The Pittsburgh Steelers were gashed on the ground by their opponents’ running games during the first two games of the season. Over the next three games, however, the numbers began to die down significantly.
This resulted in triggering a false positive that the Steelers had ‘fixed’ their issues in the running game, which proved not to be the case last Sunday when the Cleveland Browns were able to rush for 158 yards on the ground.
While the Browns were held to a comparatively respectable but still not good 4.2 yards per carry, they also surrendered three touchdowns on the ground, including one against a defensive front that included four defensive linemen and five linebackers.

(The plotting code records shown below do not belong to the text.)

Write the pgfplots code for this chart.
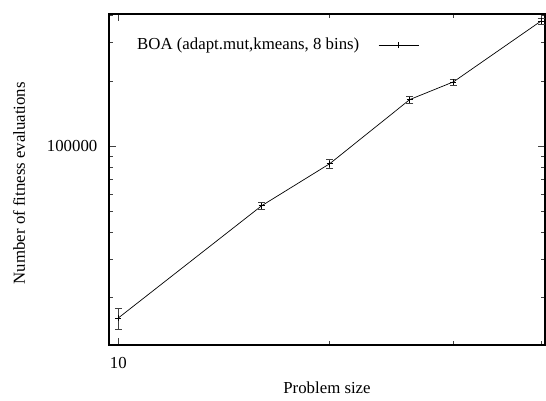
\documentclass[border=0pt]{standalone}
\usepackage{pgfplots}
\pgfplotsset{compat=1.18}
\usepackage{fontspec}
\setmainfont{Liberation Serif}

\begin{document}
\fontsize{16.8bp}{20bp}\selectfont
\begin{tikzpicture}
% page frame around the axis box
\path[use as bounding box] (-109bp,-56bp) rectangle (437bp,345bp);
\begin{axis}[
  at={(0,0)}, anchor=south west,
  scale only axis, width=436bp, height=331bp,
  xmode=log, ymode=log,
  xmin=9.7, xmax=40.5, ymin=12000, ymax=408000,
  xtick={10}, xticklabels={10},
  minor xtick={20,30,40},
  ytick={100000}, yticklabels={100000},
  minor ytick={20000,30000,40000,50000,60000,70000,80000,90000,200000,300000,400000},
  tick align=inside,
  major tick length=7bp, minor tick length=4bp,
  every tick/.style={black!75, line width=0.7bp},
  axis line style={line width=1.1bp},
  xticklabel style={anchor=center, yshift=-17.7bp, inner sep=0pt},
  yticklabel style={anchor=east, xshift=-11.5bp, inner sep=0pt},
  xlabel={Problem size},
  ylabel={Number of fitness evaluations},
  xlabel style={at={(axis description cs:0.5,-0.1299)}, anchor=center, inner sep=0pt},
  ylabel style={at={(axis description cs:-0.2064,0.489)}, anchor=center, inner sep=0pt},
  legend plot pos=right,
  legend style={at={(axis description cs:0.0642,0.906)}, anchor=west,
    draw=none, fill=none, inner sep=0pt, column sep=19bp,
    nodes={inner sep=0pt}},
  legend cell align=left,
  legend image code/.code={
    \draw[black, line width=0.7bp] (0bp,0bp) -- (40bp,0bp);
    \draw[black, line width=0.7bp] (20bp,-3bp) -- (20bp,3bp);
  },
]
\addplot[black, line width=0.7bp, mark=+, mark size=3bp,
  error bars/.cd, y dir=both, y explicit,
  error bar style={black!75, line width=0.7bp},
  error mark options={rotate=90, black!75, mark size=3.5bp, line width=0.7bp}]
  coordinates {
    (10,16000)  +- (0,1800)
    (16,52900)  +- (0,2200)
    (20,82800)  +- (0,3900)
    (26,164000) +- (0,6000)
    (30,198000) +- (0,6300)
    (40,379000) +- (0,12000)
  };
\addlegendentry{BOA (adapt.mut,kmeans, 8 bins)}
\end{axis}
\end{tikzpicture}
\end{document}
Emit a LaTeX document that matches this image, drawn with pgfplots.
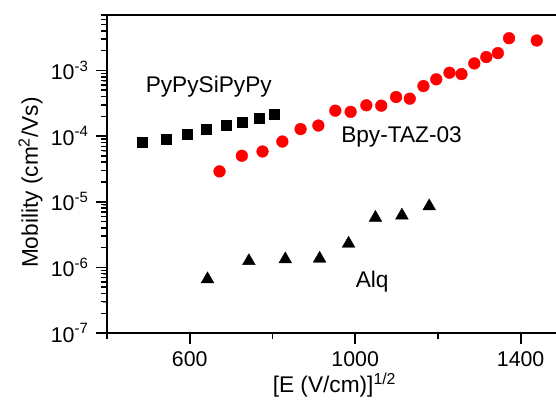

It’s proven obvious that the Steelers have had trouble defending against quality zone blocking systems, of which the Browns have among the best.
So, too, does the Steelers’ next opponent, the Houston Texans. And they will be asked to stop Arian Foster without nose tackle Steve McLendon, their best run defender.
Foster has been back to his old self this season, averaging 4.8 yards per carry on 106 carries for 513 yards to go along with five rushing touchdowns. That’s two more rushing touchdowns than the Steelers have as a team.
Worse, Foster has also added another 131 yards through the air, giving him nearly 650 yards through five games played.
Foster and the Texans offensive line will certainly be a test for the Steelers’ defensive line, and they’ve already been put at a disadvantage by having their best answer taken away from them.
They will likely have to rely on playing Cam Thomas at nose tackle, who has unquestionably delivered sub-par performances through most of this season, both at defensive end and at nose tackle.
While McLendon may not command double teams the way Casey Hampton once did, the difference is that he is able to beat his individual blockers and make many plays on his own. Thomas does not. In fact, he has a propensity to get blown off the ball, even when he’s not the last player out of his stance at the snap.
The Steelers may turn to rookie sixth-round draft pick Daniel McCullers to absorb some of those snaps. The problem is that he is probably not best suited for handling an experienced zone blocking scheme when so much of his early success has been predicated on winning his individual battles through sheer size and strength.
He may be able to block off a running lane or two, but overall, there’s a strong chance that he’s simply rendered a non-factor.
We saw last week that the Browns’ running game picked up in the second half after McLendon exited the game with a shoulder injury. We now appear to be set for a full game of that nature, unless the nose tackle’s replacements can exceed expectations.